The short version is that this game is loaded with player interaction, and it actually scales really well from two to six players. The two player game isn’t as satisfying because you will invariably be trading blows with only each other, but when played with three or more it is an outstanding game. I was shocked with how much not only I enjoyed it, but how much every single person who I’ve played it with has. This game is absolutely in the pole position for my favorite game of the year thus far, and with Battleship Galaxies and Conquest of Nerath being contenders for that spot, this was the stealth candidate that I never saw coming. If you like Cosmic Encounter, then you will love this game. There’s some randomness to it, but virtually every decision you make in the game will affect the outcome, for better or worse.

One of the best characteristics of the game is that not only are the turns quite short, the game breezes along at a wonderful pace, even with six players, and ends in right around an hour or an hour and a half.

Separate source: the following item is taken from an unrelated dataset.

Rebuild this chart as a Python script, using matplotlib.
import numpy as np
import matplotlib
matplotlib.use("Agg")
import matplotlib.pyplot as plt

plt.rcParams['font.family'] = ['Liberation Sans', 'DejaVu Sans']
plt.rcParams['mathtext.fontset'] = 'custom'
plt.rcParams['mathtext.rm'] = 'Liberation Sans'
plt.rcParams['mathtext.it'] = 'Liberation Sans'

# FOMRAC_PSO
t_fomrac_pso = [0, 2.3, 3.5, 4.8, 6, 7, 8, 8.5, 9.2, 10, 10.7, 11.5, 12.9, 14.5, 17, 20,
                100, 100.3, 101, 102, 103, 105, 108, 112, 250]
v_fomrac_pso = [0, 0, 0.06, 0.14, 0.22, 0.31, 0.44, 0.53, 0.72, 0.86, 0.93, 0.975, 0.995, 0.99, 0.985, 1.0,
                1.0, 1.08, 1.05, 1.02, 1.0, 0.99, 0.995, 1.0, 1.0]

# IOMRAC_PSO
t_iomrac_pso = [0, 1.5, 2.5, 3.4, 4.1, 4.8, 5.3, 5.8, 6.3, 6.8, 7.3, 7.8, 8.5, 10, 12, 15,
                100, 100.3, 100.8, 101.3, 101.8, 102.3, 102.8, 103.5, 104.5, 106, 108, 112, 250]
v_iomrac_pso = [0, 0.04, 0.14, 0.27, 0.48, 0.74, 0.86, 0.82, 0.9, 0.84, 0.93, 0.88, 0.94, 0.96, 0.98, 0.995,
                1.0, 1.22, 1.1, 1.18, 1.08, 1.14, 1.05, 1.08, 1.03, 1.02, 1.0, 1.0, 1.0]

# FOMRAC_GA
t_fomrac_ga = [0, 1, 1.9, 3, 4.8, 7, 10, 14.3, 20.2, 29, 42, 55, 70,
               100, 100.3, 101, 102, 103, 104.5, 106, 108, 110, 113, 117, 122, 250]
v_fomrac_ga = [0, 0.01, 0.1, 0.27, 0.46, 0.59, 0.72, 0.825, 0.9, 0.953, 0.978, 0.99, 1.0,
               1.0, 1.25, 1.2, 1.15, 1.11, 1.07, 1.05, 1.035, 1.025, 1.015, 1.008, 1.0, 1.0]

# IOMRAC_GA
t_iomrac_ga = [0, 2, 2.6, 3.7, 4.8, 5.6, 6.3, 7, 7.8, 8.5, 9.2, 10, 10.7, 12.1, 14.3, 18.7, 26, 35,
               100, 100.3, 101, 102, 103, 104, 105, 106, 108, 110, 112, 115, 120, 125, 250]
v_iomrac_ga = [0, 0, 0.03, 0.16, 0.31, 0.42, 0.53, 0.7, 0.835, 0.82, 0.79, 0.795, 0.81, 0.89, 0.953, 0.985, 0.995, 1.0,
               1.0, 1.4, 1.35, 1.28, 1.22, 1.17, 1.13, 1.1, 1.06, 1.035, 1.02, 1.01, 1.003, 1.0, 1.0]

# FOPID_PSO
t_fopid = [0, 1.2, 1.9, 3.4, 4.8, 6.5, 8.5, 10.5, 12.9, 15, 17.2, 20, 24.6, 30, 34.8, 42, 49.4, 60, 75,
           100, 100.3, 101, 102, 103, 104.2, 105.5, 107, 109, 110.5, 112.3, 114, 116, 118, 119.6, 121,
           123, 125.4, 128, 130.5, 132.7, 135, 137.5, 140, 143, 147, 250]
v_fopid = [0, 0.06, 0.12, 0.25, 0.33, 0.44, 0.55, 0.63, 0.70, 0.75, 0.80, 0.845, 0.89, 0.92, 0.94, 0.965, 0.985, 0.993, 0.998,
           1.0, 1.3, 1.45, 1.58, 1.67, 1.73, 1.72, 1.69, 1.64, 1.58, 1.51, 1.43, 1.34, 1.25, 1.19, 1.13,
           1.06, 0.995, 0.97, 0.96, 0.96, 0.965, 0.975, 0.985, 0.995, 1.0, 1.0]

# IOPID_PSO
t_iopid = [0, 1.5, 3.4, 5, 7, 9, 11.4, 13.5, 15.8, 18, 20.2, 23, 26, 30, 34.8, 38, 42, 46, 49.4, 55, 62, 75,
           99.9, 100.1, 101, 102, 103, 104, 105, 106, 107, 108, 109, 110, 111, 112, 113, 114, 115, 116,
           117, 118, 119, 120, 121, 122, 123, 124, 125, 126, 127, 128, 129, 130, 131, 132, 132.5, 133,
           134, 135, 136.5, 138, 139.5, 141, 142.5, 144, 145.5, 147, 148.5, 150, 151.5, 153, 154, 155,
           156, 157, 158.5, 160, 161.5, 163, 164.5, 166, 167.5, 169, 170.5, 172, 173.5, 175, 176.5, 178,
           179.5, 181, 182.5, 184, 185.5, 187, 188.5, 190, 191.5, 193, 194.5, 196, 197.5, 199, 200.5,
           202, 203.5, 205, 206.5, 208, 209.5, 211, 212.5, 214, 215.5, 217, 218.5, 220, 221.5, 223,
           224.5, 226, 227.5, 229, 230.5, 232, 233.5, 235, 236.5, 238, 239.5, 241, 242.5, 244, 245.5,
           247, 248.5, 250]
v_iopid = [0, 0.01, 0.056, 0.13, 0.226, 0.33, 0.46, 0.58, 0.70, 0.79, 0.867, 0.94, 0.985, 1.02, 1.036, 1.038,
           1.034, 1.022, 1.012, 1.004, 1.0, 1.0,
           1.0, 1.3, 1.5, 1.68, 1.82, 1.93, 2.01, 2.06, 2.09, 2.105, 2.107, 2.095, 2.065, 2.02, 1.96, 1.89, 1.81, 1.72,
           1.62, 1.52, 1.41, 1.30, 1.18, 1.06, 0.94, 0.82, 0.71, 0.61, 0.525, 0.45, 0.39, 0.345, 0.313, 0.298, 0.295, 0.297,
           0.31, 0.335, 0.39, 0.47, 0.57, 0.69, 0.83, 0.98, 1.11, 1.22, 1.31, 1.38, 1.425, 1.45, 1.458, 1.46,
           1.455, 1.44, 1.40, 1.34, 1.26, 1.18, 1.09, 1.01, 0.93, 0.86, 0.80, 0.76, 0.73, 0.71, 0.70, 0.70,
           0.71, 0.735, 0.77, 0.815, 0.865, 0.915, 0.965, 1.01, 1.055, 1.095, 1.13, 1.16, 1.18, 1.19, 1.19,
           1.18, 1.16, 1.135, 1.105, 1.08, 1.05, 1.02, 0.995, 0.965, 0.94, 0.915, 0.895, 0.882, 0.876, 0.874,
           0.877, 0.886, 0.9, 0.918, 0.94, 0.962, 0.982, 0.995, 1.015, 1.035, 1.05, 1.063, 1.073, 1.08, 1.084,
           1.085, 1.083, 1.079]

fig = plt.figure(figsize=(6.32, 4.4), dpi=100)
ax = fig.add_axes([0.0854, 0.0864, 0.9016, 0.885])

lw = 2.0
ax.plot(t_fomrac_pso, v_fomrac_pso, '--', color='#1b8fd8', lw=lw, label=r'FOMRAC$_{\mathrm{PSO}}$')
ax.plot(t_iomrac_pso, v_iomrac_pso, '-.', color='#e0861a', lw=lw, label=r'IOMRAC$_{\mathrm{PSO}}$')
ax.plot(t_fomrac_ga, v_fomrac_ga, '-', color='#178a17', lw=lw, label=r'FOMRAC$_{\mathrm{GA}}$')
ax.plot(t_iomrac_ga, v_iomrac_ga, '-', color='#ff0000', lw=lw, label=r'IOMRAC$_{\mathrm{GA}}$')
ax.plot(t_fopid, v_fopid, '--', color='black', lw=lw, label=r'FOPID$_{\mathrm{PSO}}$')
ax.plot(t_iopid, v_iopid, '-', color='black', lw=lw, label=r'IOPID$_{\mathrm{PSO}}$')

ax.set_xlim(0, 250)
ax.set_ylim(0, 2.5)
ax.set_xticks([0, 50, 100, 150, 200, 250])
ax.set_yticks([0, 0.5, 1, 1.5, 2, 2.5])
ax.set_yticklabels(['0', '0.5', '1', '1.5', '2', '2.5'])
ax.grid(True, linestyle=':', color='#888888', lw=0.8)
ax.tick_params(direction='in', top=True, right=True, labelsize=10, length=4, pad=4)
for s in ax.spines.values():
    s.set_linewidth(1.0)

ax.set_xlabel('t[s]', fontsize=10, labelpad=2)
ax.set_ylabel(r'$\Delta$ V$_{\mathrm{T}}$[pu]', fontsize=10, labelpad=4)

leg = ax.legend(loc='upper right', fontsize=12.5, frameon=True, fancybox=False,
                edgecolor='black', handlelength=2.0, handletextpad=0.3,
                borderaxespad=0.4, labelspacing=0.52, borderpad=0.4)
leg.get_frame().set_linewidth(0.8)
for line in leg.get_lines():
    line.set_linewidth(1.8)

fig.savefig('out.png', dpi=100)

It truly hits that rarely seen perfect balance between being too long and drawn out and being too short, wishing you had ten more turns. I simply cannot recommend this game any more highly, and I’m glad I took the time at GenCon to eyeball it, otherwise I may never have heard about it, which would’ve been a total shame.

Why I Want To Rob A Convenience Store After Playing This Game:
– Only the NHL has more direct player interaction
– The fun, novel theme and whimsical cartoon style is absolutely wonderful
– Replay value is tremendous as the ever-changing situation makes no game play the same
– There’s enough randomness that the risks you take are never completely certain to work out
– The game is just plain funny, and a riot may occur from the laughter around the board

What Caused Me To Become The Cockpunching, Angry S.O.B.
– The box art screams, “Don’t Buy Me!”
– This is NOT for the easily offended as there’s a lot of off-color humor
– It’s a bit on the expensive side at an MSRP of $44.95, but you can always steal it, right?

This game is simply one of the best games I’ve played in the last year, and with its cartoonish art, its irreverent theme, and its dorm room potty humor, it’s absolutely a blast. Don’t let the theme and art fool you, this is a very strategic came with cut-throat action throughout that would make Jack The Ripper blush. If you like games with player interaction and a mean streak, your collection simply will not be complete without it. I give almost all of my review copies away, but there’s not a chance in hell that any of you will get your hands on this copy by my hand. It’s just too good.